You're given strings J representing the types of stones that are jewels, and S representing the stones you have. Each character in Sis a type of stone you have. You want to know how many of the stones you have are also jewels.
The letters in J are guaranteed distinct, and all characters in J and S are letters. Letters are case sensitive, so "a" is considered a different type of stone from "A".
Example 1:
Input: J = "aA", S = "aAAbbbb"
Output: 3
Example 2:
Input: J = "z", S = "ZZ"
Output: 0
Note:
- S and J will consist of letters and have length at most 50.
- The characters in J are distinct.
Solution:
大概翻译下,意思是从一堆石头里捡宝石,输出来宝石的个数。也就是说,只要石头S里有符合的宝石J,那么数量+1。

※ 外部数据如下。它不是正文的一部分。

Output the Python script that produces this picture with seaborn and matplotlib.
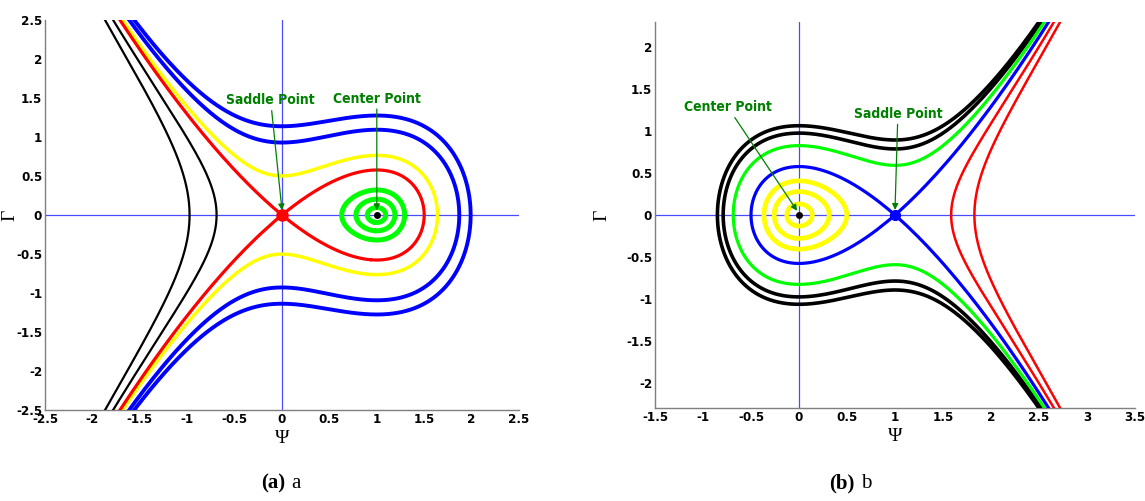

这样思路就清晰了,先把石头中各个元素的数量统计到一个map中,然后把宝石的数量加起来就是我们要的结果。代码如下:
public class Solution {
public static int numJewelsInStones(String J, String S) {
HashMap<Character,Integer> map=new HashMap<Character,Integer>();
int result=0;
S.chars().forEach(s->{
if(stones.containsKey((char)s)) {
map.put((char)s, map.get((char)s)+1);
}else {
map.put((char)s, 1);
}
});
for(int j=0;j<J.length();j++) {
char point=J.charAt(j);
if(map.containsKey(point)) {
result+=map.get(point);
}
}
return result;
}
public static void main(String[] args) {
String J="aA";
String S="aAABBBBB";
System.out.println(numJewelsInStones(J,S));
}
}